### EXTRACTED RECORDS
▼

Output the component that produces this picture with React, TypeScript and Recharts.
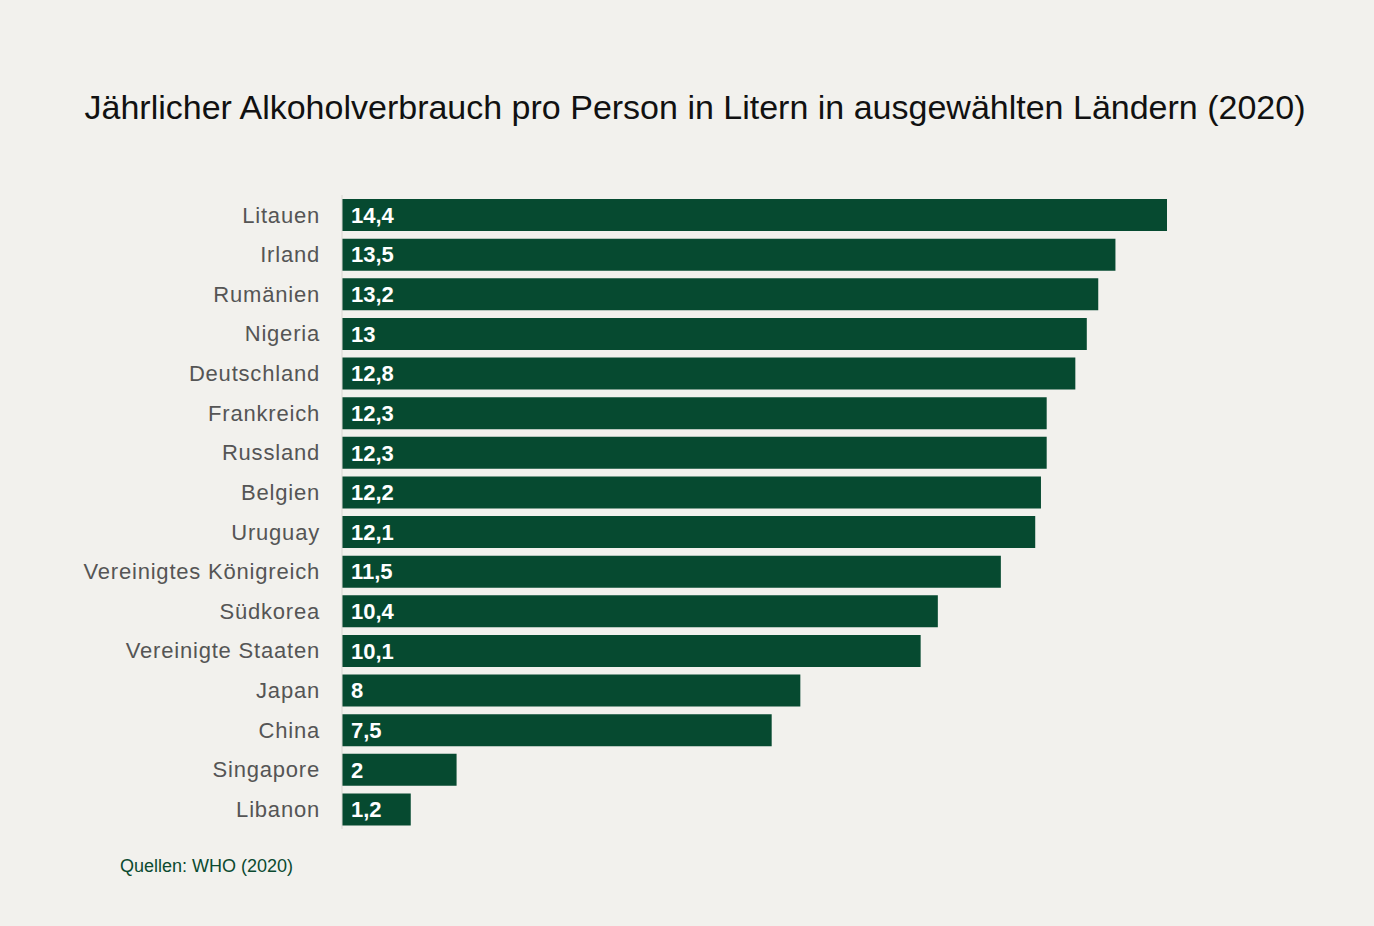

▲
▼

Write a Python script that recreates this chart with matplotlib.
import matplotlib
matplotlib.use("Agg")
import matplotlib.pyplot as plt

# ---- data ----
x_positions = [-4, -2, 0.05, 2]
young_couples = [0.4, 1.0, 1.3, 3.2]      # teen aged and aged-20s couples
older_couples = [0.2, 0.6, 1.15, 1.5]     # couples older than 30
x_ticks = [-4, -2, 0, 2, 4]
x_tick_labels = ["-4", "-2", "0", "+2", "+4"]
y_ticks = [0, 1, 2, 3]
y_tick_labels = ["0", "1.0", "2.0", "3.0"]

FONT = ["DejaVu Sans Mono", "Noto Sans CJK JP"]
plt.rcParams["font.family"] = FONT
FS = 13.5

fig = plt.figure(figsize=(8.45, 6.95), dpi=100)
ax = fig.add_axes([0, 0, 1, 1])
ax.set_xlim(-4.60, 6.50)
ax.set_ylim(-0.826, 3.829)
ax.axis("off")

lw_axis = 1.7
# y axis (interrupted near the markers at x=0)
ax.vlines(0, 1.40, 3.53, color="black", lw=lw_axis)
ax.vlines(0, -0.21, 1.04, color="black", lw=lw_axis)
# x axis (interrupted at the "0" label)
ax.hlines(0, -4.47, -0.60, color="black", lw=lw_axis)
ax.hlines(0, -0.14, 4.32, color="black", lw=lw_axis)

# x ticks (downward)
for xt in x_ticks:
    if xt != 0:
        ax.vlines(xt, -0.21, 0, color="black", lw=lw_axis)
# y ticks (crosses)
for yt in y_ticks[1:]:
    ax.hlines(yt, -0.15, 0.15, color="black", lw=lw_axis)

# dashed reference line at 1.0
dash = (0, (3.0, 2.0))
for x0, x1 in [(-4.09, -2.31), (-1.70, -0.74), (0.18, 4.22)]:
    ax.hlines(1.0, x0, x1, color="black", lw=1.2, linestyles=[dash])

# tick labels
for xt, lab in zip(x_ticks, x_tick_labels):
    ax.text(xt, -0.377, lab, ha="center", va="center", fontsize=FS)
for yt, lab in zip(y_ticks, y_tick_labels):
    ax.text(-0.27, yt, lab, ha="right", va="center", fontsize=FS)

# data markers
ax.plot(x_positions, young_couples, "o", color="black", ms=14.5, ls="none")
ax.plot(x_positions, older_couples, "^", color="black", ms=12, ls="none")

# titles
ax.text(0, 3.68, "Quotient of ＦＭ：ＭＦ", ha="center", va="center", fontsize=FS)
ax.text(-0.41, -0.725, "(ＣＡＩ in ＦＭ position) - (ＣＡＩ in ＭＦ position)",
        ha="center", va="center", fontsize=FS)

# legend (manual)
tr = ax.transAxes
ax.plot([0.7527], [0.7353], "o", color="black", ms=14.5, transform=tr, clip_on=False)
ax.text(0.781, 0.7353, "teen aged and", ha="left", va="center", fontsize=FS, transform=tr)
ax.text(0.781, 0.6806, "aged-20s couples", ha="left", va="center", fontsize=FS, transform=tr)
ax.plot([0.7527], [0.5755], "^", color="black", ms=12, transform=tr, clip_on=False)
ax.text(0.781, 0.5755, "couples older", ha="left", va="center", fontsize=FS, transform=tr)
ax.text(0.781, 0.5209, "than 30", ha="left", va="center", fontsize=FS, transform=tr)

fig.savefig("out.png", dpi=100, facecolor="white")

▲
▼

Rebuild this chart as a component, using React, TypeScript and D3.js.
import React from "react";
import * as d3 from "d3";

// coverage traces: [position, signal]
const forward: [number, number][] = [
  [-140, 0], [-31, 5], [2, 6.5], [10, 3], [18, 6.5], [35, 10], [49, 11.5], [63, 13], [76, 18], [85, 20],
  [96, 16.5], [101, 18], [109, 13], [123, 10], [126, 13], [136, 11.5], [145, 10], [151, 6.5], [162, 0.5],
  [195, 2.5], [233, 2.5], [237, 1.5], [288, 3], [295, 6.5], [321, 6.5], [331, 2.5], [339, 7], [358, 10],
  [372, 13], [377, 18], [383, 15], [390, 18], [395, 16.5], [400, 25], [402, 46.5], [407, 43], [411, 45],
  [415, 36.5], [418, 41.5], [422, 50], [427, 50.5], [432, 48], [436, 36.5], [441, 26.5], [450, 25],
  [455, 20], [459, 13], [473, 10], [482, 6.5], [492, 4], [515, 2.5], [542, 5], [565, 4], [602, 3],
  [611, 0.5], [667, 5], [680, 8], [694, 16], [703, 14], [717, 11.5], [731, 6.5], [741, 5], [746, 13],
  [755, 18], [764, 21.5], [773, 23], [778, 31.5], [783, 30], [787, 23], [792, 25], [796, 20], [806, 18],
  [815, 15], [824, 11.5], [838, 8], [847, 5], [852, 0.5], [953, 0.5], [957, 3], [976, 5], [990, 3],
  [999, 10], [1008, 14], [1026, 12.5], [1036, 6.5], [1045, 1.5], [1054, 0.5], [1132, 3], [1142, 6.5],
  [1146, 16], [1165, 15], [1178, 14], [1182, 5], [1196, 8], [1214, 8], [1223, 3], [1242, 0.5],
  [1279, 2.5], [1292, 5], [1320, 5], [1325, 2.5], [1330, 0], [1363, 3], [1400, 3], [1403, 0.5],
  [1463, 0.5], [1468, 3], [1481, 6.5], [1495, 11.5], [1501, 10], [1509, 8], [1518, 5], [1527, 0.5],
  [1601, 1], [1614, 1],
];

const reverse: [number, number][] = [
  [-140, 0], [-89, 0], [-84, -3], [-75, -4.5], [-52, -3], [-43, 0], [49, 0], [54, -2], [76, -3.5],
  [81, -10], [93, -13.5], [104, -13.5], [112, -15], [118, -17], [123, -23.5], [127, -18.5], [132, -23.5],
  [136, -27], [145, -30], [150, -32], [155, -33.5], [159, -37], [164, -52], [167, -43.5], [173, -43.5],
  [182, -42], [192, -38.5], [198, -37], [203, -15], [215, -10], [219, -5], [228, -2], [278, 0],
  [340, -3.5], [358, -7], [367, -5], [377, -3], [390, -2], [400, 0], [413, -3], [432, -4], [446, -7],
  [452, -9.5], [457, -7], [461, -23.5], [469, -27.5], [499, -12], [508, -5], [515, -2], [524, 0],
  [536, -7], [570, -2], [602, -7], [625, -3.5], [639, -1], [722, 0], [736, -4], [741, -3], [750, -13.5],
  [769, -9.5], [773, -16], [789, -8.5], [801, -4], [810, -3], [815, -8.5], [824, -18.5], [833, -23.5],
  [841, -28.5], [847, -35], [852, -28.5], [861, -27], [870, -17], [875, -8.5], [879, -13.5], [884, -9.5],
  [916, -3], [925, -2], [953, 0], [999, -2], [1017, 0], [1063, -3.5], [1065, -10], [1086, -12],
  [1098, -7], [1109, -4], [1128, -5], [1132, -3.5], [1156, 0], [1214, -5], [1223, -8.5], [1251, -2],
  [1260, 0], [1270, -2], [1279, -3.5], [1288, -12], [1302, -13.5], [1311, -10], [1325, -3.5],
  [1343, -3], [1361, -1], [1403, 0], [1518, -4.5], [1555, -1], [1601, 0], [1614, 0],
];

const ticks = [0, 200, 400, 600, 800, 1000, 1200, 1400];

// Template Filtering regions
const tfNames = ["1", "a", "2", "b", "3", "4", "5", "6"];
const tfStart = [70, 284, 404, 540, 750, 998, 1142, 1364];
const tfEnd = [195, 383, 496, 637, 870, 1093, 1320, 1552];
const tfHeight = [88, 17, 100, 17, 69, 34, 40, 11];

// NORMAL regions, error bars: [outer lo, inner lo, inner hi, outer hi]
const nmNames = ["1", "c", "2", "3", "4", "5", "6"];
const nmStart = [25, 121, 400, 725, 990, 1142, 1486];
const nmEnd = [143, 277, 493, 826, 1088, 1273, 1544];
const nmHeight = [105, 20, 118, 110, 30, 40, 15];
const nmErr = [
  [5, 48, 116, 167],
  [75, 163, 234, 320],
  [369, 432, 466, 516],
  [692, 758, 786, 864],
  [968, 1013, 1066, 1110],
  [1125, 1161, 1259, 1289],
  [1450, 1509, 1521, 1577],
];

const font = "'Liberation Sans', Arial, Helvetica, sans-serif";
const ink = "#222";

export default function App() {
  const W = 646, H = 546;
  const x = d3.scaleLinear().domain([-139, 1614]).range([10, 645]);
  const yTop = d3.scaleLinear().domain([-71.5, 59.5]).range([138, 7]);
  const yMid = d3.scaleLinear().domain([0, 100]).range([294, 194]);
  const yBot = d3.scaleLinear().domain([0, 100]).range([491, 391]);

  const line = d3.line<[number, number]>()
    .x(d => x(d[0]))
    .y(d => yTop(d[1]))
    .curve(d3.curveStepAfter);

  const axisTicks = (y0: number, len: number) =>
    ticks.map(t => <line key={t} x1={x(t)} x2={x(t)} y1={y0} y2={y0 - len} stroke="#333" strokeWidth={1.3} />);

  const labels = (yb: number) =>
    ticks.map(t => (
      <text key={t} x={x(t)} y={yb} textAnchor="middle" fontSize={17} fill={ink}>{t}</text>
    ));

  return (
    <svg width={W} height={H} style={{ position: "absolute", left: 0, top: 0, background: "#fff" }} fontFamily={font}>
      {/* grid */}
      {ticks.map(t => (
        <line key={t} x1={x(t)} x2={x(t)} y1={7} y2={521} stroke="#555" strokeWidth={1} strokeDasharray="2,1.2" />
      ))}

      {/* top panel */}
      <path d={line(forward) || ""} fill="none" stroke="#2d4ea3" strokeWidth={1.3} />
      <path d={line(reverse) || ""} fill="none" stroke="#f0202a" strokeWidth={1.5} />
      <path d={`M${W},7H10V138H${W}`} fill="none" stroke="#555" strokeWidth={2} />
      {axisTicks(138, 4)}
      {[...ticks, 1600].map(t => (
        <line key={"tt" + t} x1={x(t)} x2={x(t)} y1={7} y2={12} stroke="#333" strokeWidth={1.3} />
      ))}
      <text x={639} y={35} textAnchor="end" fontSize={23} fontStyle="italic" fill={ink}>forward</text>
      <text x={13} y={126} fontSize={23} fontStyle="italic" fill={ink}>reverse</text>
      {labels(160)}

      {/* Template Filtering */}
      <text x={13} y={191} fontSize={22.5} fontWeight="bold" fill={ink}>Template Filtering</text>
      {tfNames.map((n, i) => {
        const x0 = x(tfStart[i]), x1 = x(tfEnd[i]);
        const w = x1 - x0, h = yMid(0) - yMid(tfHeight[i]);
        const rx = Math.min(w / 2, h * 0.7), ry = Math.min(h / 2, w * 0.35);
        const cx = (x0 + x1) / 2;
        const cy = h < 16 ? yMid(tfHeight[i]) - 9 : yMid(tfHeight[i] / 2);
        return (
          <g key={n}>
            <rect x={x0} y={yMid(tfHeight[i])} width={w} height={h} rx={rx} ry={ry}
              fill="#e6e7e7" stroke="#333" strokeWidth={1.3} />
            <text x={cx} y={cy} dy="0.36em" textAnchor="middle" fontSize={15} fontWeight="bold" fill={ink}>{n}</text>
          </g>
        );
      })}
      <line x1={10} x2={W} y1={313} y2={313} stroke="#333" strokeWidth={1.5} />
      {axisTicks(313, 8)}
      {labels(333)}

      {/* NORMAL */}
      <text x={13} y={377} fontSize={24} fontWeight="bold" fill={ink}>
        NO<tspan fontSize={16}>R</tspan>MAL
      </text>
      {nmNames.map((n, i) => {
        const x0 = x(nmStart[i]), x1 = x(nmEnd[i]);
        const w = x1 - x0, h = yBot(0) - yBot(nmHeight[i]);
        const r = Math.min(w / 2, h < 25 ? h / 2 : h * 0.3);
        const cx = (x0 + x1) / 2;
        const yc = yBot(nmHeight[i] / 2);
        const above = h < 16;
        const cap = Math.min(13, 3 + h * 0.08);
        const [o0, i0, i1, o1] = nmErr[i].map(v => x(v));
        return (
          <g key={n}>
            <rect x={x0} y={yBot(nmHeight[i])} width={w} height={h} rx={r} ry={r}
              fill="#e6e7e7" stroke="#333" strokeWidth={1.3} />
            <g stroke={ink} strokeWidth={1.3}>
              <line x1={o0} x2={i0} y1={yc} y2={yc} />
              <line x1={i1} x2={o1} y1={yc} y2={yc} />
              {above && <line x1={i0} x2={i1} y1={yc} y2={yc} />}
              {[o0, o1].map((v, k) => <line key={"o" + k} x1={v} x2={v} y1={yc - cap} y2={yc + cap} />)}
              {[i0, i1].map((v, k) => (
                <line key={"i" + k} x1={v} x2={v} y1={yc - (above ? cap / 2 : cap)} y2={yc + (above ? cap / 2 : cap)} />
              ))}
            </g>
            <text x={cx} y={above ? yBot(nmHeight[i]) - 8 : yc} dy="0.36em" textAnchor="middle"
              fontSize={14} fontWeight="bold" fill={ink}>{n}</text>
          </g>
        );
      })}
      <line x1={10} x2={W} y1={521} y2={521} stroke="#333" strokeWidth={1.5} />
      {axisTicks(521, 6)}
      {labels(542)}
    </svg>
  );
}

▲

### WHAT IS EXPECTED
Look over the material above and show each line where "matplotlib" appears.

### CORRECT ANSWER
Write a Python script that recreates this chart with matplotlib.
import matplotlib
matplotlib.use("Agg")
import matplotlib.pyplot as plt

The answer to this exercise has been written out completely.